Her loss is felt by everyone in the small Dehcho dene community of roughly 100 people after flood from the Mackenzie River damaged 22 out of 26 houses over the weekend.
“My house is located near the airport. You could smell the fuel, it was really powerful,” she said.
On May 8, residents watched the rising water levels. At 6:30 p.m. the first siren sounded.
“I had only packed one suitcase and the kids had their jackets, boots and a few snacks. By the time we got into the truck, and headed to go pick up the kids from my grandmas, the second siren was going,” Norwegian said.
Water was already flowing over the single access road as Norwegian, her common-law and three young children fled for safety.
“I think our truck and the truck behind us were the last two trucks to make it out before it was too high for trucks to go,” she said.
Norwegian, her common-law and three young children travelled to Fort Providence, N.W.T. over 250 km to seek shelter in a hotel housing evacuees.
A few other families joined them in Fort Providence, while the majority evacuated to nearby cabins.
“We were told to evacuate because they (Jean Marie River SAO) didn’t know how long it would be, weeks, months. We weren’t told if we have somewhere to live and when we could go home,” Norwegian said.
Carla’s Auntie, Melania Norwegian, was also evacuated to Fort Providence.
“Everybody in my town got affected. there is debris everywhere from the Mackenzie and there were vehicles that got swept away. All our deep freezers are full of meat and all our wild meat we are going to lose it all,” Melina said.
APTN News visited Melania in July 2020 to discuss housing challenges in Jean Marie River.
Her house was one of handful of houses spared from severe damage, porches are detached from houses and big ice chunks lay in front lawns.
“My niece, my nephew and my cousins all live in housing units. They are unlivable, so where will they go? How is the NWT Housing Corp. going to accommodate them,” Melania said.
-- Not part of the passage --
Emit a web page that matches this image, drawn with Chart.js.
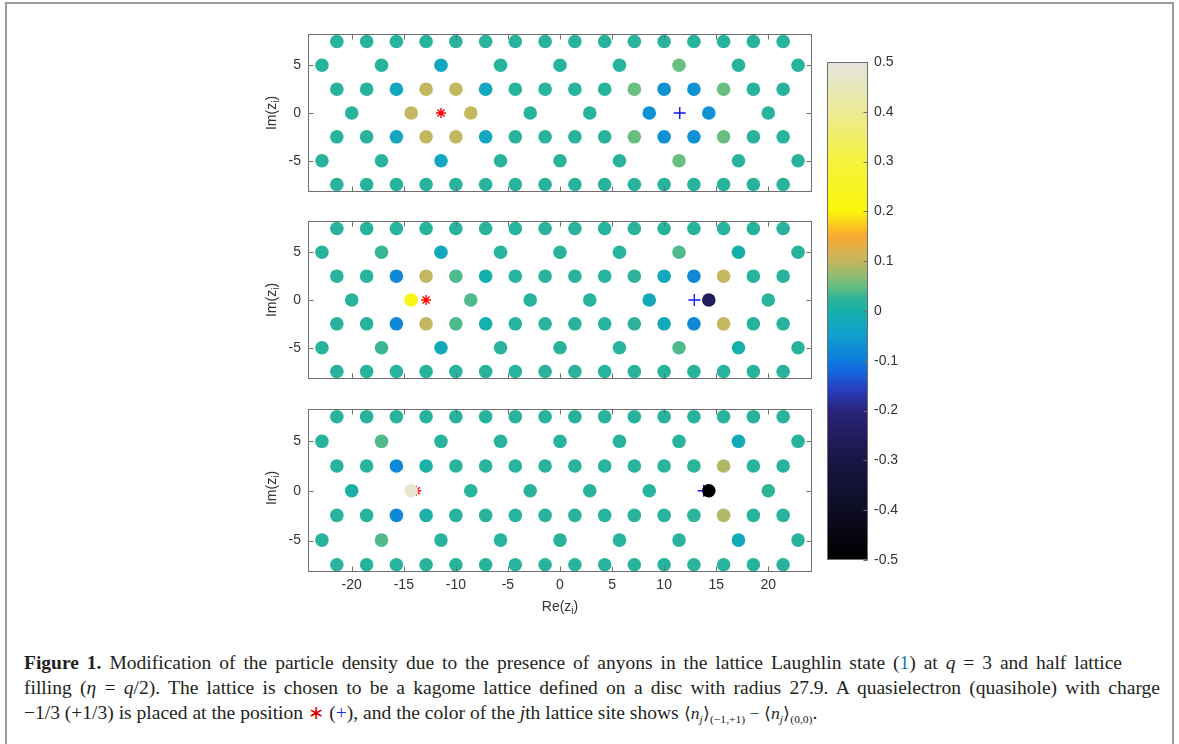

Jay Boast, an Emergency Management spokesperson said the N.W.T. is working with communities and accessing accommodation needs, but it needs to be safe enough for workers go into the community to assess the damage before determining timelines.
“Once we are able to do that work safely, then through the Disaster Assistance Policy process we’ll support both making sure any contamination is mitigated and repairs are addressed. As this is an active situation and the water levels are still rising in many areas,” Boast said.
For Melina, the rebuild will be hard and there is concern over future floods in Jean Marie River because of climate change.
“How will we deal with this again? We are on low ground. My worry is about the kids. Will the next generation be able to live in the community,” Melania said.
Carla plans to return to Jean Marie River this week to take care of work and personal matters but has no concrete plans beyond that.
“I have been in housing since my first child was born nine years ago. I know I am going to have to tell the kids that we don’t have a home no more. That’s the part that I don’t want to tell them,” Carla said.